The following is a summary of the collected information:

  1. Flash memory (NAND) comes in various grading or tier systems
  2. Flash memory manufacturers can also belong to different tier systems
  3. Tier or Grade systems refer to quality (i.e. reliability of transistors (cells) or cell’s ability to retain data or Manufacturing capability and technology) or performance characteristics (i.e. MB/s read or write throughput)

A little more detail

  • It’s claimed that grades from A to D exist. Grade A being the best quality and D the worst.
  • The tiers are the number equivalent to the grades. Grade A would be Tier 1 and so forth.
  • When the tiers are being refereed to the manufacturers of the flash memory (e.g. Hynix, Samsung); the reference is to the volume, level of the technological know-how, and the level of advancement in the manufacturing process. Tier 1 is highest.

What they say

Grade A –  Original (i.e. just as it came form the original manufacturer’s production line) flash with all the manufacturing identification marks, and passed manufacturing inspections

Grade B – Original flash, potentially without manufacturing identification marks; also with passed manufacturing inspections

Grade C – Modified or upgraded flash. The controller on the PCB is modified to report a larger capacity than what really exists on the drive. The USB flash drive reports 64GB; however you only got 32GB of the flash storage.

Grade D – Recycled and/or heavily modified flash. If it’s recycled, who knows how much life this memory has left in it. It reports 64GB; but there is a 1MB worth of the actual storage.

Flash Memory Tiers (1,2,3)  – Basically Grade A = Tier 1 and so forth

Manufacturer Tiers (1,2,3) – Members of the Tier 1 are Samsung, Hynix. Tier 2 members are Micron, Nanya, Inotera. The Tier 3 members are Elpida, Powerchip, Rexchip.

So what’s the verdict?

It’s rather difficult to tell for certain. It seems that this terminology has been adopted by the flash memory traders and USB flash drive manufacturers. However, an educated guess can be made when the processor technology is compared to the flash memory technology. (What?)
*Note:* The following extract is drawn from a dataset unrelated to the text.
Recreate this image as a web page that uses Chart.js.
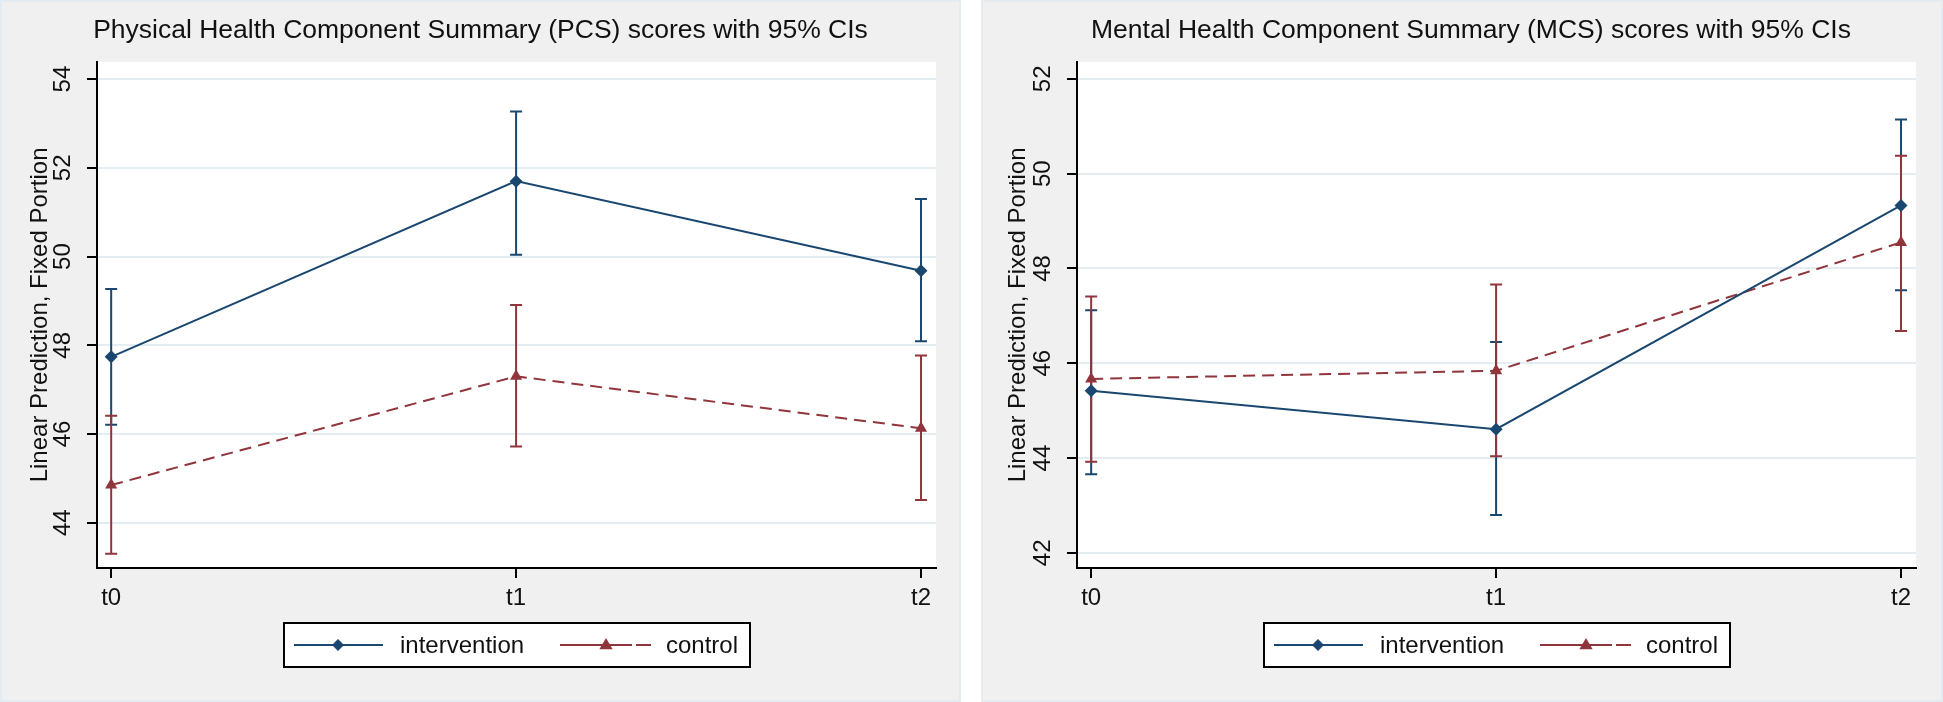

Even though the technology is different, there are some parallels that can be drawn. After the dies are deposited on the wafer, they are tested for quality. Those dies that have a sufficient number of transistors to pass under the intended specifications, are marked and released from manufacturing. Basically, if you are making a 64GB NAND memory die, and the tested amount of transistors return at 549,755,813,888 bits or more, you got a solid die. The testing will also involve performance characteristics.

Future NAND MLC chips

Some dies do not pass the test  to a point where there is less than the intended amount of working transistors. As in the processor chip manufacturing, these are sorted into a different pile. In the processor world, the failed dies become your economical choice processors (e.g. Intel’s Celeron or AMD’s Duron or some other downgraded processor). A similar process must exist for the NAND dies as well.

I want the best grade!

The best grade, one way or another, is Grade A, Tier 1 or Original Flash Memory. If your source is reliable, this is your choice, if you’re looking for the highest performing flash memory with the potential of being the most reliable.
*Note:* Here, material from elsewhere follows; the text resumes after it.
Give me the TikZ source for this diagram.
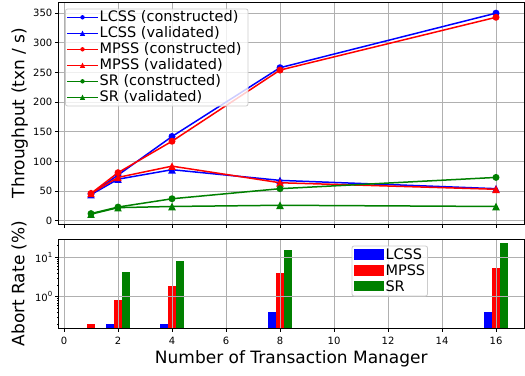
\documentclass[tikz,border=0pt]{standalone}
\usepackage{fontspec}
\setmainfont{DejaVu Sans}
\definecolor{gridgray}{HTML}{B0B0B0}
\definecolor{mplgreen}{HTML}{008000}
\definecolor{legedge}{HTML}{CCCCCC}
\newcommand\tickfont{\fontsize{10}{10}\selectfont}
\newcommand\lgfont{\fontsize{14.5}{14.5}\selectfont}
\newcommand\labfont{\fontsize{17}{17}\selectfont}
\newcommand\mktri[3]{\fill[#1] (#2,#3) ++(0,-3.8) -- ++(3.8,7.6) -- ++(-7.6,0) -- cycle;}
\newcommand\mkcirc[3]{\fill[#1] (#2,#3) circle (3.5);}
\begin{document}
\begin{tikzpicture}[x=1pt,y=-1pt,
  declare function={px(\u)=64+27*\u; py(\v)=220.7-0.593*\v; ly(\w)=296.7-39.4*log10(\w);},
  grid/.style={draw=gridgray, line width=0.8pt},
  spine/.style={draw=black, line width=0.8pt},
  tickmark/.style={draw=black, line width=0.8pt},
  ser/.style={line width=1.5pt, line join=round},
  ticklab/.style={font=\tickfont, inner sep=0pt},
  legbox/.style={fill=white, fill opacity=0.8, draw=legedge, line width=0.8pt, rounded corners=2pt}]
\useasboundingbox (0,0) rectangle (525,375);

% ---------------- top axes ----------------
\foreach \u in {0,2,...,16} \draw[grid] ({px(\u)},2) -- ({px(\u)},224);
\foreach \v in {0,50,...,350} \draw[grid] (58.5,{py(\v)}) -- (524,{py(\v)});

% LCSS constructed
\draw[ser,blue] ({px(1)},{py(45)}) -- ({px(2)},{py(77)}) -- ({px(4)},{py(142)}) -- ({px(8)},{py(258)}) -- ({px(16)},{py(350)});
\foreach \a/\b in {1/45,2/77,4/142,8/258,16/350} {\mkcirc{blue}{{px(\a)}}{{py(\b)}}}
% LCSS validated
\draw[ser,blue] ({px(1)},{py(44)}) -- ({px(2)},{py(70)}) -- ({px(4)},{py(86)}) -- ({px(8)},{py(68)}) -- ({px(16)},{py(54)});
\foreach \a/\b in {1/44,2/70,4/86,8/68,16/54} {\mktri{blue}{{px(\a)}}{{py(\b)}}}
% MPSS constructed
\draw[ser,red] ({px(1)},{py(46)}) -- ({px(2)},{py(81)}) -- ({px(4)},{py(134)}) -- ({px(8)},{py(254)}) -- ({px(16)},{py(343)});
\foreach \a/\b in {1/46,2/81,4/134,8/254,16/343} {\mkcirc{red}{{px(\a)}}{{py(\b)}}}
% MPSS validated
\draw[ser,red] ({px(1)},{py(46)}) -- ({px(2)},{py(73)}) -- ({px(4)},{py(92)}) -- ({px(8)},{py(64)}) -- ({px(16)},{py(53)});
\foreach \a/\b in {1/46,2/73,4/92,8/64,16/53} {\mktri{red}{{px(\a)}}{{py(\b)}}}
% SR constructed
\draw[ser,mplgreen] ({px(1)},{py(12)}) -- ({px(2)},{py(23)}) -- ({px(4)},{py(37)}) -- ({px(8)},{py(54)}) -- ({px(16)},{py(73)});
\foreach \a/\b in {1/12,2/23,4/37,8/54,16/73} {\mkcirc{mplgreen}{{px(\a)}}{{py(\b)}}}
% SR validated
\draw[ser,mplgreen] ({px(1)},{py(11)}) -- ({px(2)},{py(22)}) -- ({px(4)},{py(24)}) -- ({px(8)},{py(26)}) -- ({px(16)},{py(24)});
\foreach \a/\b in {1/11,2/22,4/24,8/26,16/24} {\mktri{mplgreen}{{px(\a)}}{{py(\b)}}}

\draw[spine] (58.5,2) rectangle (524.3,224);
\foreach \v in {0,50,...,350} {
  \draw[tickmark] (58.5,{py(\v)}) -- (55,{py(\v)});
  \node[ticklab, anchor=east] (yt\v) at (52.5,{py(\v)}) {\v};
}
\foreach \u in {0,2,...,16} \draw[tickmark] ({px(\u)},224) -- ({px(\u)},227.5);
\node[font=\labfont, rotate=90, anchor=base, inner sep=0pt] (ylab1) at (24.3,113) {Throughput (txn / s)};

% legend top
\draw[legbox] (65.5,9) rectangle (248,106);
\foreach \k/\c/\m/\t in {0/blue/c/LCSS (constructed),1/blue/t/LCSS (validated),2/red/c/MPSS (constructed),3/red/t/MPSS (validated),4/mplgreen/c/SR (constructed),5/mplgreen/t/SR (validated)} {
  \draw[ser,\c] (67,{17.3+16*\k}) -- (98,{17.3+16*\k});
  \if c\m \fill[\c] (82.5,{17.3+16*\k}) circle (2.2);
  \else \fill[\c] (82.5,{17.3+16*\k}) ++(0,-2.6) -- ++(2.6,5.2) -- ++(-5.2,0) -- cycle; \fi
  \node[font=\lgfont, anchor=west, inner sep=0pt] (lg\k) at (99.5,{17.3+16*\k}) {\t};
}

% ---------------- bottom axes ----------------
% bars
\foreach \u/\w in {2/0.2,4/0.2,8/0.42,16/0.42}
  \fill[blue] ({px(\u-0.3)-4.05},328.3) rectangle ({px(\u-0.3)+4.05},{ly(\w)});
\foreach \u/\w in {1/0.2,2/0.82,4/1.87,8/4.0,16/5.35}
  \fill[red] ({px(\u)-4.05},328.3) rectangle ({px(\u)+4.05},{ly(\w)});
\foreach \u/\w in {2/4.2,4/8.05,8/15.3,16/23}
  \fill[mplgreen] ({px(\u+0.3)-4.05},328.3) rectangle ({px(\u+0.3)+4.05},{ly(\w)});

\foreach \u in {0,2,...,16} \draw[grid] ({px(\u)},239) -- ({px(\u)},328.3);
\foreach \w in {1,10} \draw[grid] (58.5,{ly(\w)}) -- (524,{ly(\w)});

\draw[spine] (58.5,239) rectangle (524.3,328.3);
\foreach \u in {0,2,...,16} {
  \draw[tickmark] ({px(\u)},328.3) -- ({px(\u)},331.8);
  \node[ticklab, anchor=base] (xt\u) at ({px(\u)},344) {\u};
}
\foreach \w in {1,10} \draw[tickmark] (58.5,{ly(\w)}) -- (55,{ly(\w)});
\foreach \w in {0.2,0.3,0.4,0.5,0.6,0.7,0.8,0.9,2,3,4,5,6,7,8,9,20}
  \draw[line width=0.6pt] (58.5,{ly(\w)}) -- (56.5,{ly(\w)});
\node[ticklab, anchor=east] (lt1) at (52.5,{ly(10)}) {10\raisebox{0.45em}{\fontsize{7}{7}\selectfont 1}};
\node[ticklab, anchor=east] (lt0) at (52.5,{ly(1)}) {10\raisebox{0.45em}{\fontsize{7}{7}\selectfont 0}};

\node[font=\labfont, rotate=90, anchor=base, inner sep=0pt] (ylab2) at (24.3,283.5) {Abort Rate (\%)};
\node[font=\labfont, anchor=base, inner sep=0pt] (xlab) at (291.3,363.3) {Number of Transaction Manager};

% legend bottom
\draw[legbox] (352,246) rectangle (427.5,296);
\foreach \k/\c/\t/\yy in {0/blue/LCSS/254.5,1/red/MPSS/270.5,2/mplgreen/SR/286.2} {
  \fill[\c] (353.5,{\yy-5.2}) rectangle (384,{\yy+5.2});
  \node[font=\lgfont, anchor=west, inner sep=0pt] (bl\k) at (385.3,\yy) {\t};
}
\end{tikzpicture}
\end{document}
The Grade B flash is close second. It still passed the manufacturing testing, just not to the intended specifications at the time of production. The capacity of the flash memory is full, and its capacity is fully tested.

The Grade C flash is something that you don’t want, unless you’re looking for the biggest bang for the buck. Hmmm… I cannot really think of a promotional or any drive where this can be used. Why would you want to mark the drive higher than it can actually hold? That’s just mean!
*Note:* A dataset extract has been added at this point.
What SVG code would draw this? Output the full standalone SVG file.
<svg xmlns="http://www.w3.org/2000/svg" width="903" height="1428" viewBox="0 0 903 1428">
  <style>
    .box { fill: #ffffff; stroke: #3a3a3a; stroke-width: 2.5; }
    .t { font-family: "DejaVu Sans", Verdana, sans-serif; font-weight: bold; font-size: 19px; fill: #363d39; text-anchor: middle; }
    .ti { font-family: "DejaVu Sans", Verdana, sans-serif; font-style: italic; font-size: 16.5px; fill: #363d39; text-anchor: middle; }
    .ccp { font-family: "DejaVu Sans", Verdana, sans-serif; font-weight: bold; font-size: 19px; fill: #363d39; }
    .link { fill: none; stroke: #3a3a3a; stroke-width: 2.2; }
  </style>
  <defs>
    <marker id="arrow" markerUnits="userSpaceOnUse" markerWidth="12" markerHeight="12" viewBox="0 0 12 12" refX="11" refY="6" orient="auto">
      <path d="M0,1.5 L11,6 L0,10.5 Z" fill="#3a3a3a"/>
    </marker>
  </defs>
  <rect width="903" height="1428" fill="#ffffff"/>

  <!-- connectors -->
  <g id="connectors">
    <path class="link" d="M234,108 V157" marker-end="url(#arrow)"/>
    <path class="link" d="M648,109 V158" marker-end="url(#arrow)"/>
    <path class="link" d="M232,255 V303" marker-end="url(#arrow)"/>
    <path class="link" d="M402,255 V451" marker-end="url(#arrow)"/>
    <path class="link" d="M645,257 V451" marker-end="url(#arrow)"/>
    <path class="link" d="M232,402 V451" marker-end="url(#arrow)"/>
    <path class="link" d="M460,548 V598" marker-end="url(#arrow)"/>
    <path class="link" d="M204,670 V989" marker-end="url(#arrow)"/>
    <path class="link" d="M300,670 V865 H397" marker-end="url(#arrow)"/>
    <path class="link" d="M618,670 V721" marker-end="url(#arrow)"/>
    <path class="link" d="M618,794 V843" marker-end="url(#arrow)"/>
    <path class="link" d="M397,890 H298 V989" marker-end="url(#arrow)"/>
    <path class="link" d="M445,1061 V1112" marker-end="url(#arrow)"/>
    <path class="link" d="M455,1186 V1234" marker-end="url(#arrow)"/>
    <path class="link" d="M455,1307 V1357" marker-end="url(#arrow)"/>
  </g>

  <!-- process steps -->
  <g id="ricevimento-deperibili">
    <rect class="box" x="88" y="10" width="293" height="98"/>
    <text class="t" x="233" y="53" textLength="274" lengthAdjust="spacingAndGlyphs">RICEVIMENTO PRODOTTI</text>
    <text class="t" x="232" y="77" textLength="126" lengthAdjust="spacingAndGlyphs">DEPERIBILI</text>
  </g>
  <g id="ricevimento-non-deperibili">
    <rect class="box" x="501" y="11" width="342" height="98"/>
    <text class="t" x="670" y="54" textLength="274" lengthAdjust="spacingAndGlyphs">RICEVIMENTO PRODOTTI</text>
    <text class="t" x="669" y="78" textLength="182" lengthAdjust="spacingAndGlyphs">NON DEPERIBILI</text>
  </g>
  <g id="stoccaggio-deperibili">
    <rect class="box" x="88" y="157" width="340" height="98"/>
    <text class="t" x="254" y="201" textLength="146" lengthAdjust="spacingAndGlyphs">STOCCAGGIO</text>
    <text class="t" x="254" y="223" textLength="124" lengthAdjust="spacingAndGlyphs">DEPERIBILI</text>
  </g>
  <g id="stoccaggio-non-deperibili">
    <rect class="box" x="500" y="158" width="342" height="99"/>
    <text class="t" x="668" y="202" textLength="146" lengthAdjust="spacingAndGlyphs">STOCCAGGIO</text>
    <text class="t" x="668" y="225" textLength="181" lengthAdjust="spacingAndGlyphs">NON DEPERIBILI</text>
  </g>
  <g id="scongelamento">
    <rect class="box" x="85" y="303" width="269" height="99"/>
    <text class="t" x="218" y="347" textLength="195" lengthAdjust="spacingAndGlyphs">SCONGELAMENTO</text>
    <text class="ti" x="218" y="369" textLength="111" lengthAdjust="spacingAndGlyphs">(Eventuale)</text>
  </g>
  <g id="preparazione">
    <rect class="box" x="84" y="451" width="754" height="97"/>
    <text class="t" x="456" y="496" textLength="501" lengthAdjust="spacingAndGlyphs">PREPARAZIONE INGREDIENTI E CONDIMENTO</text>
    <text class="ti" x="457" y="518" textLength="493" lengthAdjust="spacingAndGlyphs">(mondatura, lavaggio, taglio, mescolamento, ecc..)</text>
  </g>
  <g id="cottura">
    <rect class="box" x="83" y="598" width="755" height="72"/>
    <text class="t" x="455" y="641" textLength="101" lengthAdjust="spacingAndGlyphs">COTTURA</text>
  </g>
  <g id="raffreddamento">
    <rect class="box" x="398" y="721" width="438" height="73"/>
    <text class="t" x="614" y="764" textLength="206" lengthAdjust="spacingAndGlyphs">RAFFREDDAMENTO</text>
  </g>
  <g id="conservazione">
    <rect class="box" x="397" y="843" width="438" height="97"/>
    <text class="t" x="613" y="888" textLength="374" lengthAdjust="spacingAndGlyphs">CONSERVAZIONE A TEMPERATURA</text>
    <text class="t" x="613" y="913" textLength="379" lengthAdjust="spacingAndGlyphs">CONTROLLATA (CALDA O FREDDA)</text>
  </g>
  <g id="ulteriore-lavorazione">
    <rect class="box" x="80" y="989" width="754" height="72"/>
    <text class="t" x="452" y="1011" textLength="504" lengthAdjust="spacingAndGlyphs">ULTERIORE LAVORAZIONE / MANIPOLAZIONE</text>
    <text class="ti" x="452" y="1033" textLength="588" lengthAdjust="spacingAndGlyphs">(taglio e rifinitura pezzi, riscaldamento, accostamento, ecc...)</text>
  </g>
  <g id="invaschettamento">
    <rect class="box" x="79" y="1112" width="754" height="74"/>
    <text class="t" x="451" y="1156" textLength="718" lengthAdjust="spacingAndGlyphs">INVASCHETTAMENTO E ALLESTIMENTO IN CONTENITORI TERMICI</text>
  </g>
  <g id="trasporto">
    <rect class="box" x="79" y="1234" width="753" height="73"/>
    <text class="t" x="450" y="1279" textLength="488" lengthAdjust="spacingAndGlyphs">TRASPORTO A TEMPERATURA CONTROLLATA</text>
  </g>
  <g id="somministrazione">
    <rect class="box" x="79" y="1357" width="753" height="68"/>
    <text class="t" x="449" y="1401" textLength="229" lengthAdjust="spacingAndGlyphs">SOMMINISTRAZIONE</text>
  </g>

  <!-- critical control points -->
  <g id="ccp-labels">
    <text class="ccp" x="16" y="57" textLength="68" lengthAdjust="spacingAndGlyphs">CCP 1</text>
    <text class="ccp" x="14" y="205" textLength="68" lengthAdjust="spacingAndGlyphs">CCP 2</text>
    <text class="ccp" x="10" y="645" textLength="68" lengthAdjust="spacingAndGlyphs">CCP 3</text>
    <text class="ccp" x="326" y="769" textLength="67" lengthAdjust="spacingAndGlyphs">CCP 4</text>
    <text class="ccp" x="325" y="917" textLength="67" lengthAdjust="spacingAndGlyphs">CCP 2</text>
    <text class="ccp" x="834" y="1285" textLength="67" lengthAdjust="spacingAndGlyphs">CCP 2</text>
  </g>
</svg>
The discovery of the grading and tier terminology was a tedious and sometimes frustrating adventure. I’m sure that more specificity and corrections can be made to the discussion; overall, some certain conclusions can be made.

If you’re ready to spend a little more and need extra performance and possibly reliability from  your flash memory, choose Grade A (Tier 1). If a reasonable price, good performance and reliability is required, Grade B (Tier 2) is your choice. Grade C (Tier 3) or Grade D should not be your choice in any situation.

In regards to the flash memory manufacturers, Tier 1 Samsung and Hynix tend to stay on top of the NAND manufacturing world. Being the leaders of the industry and with the reputation for being reliable, they are an easy choice.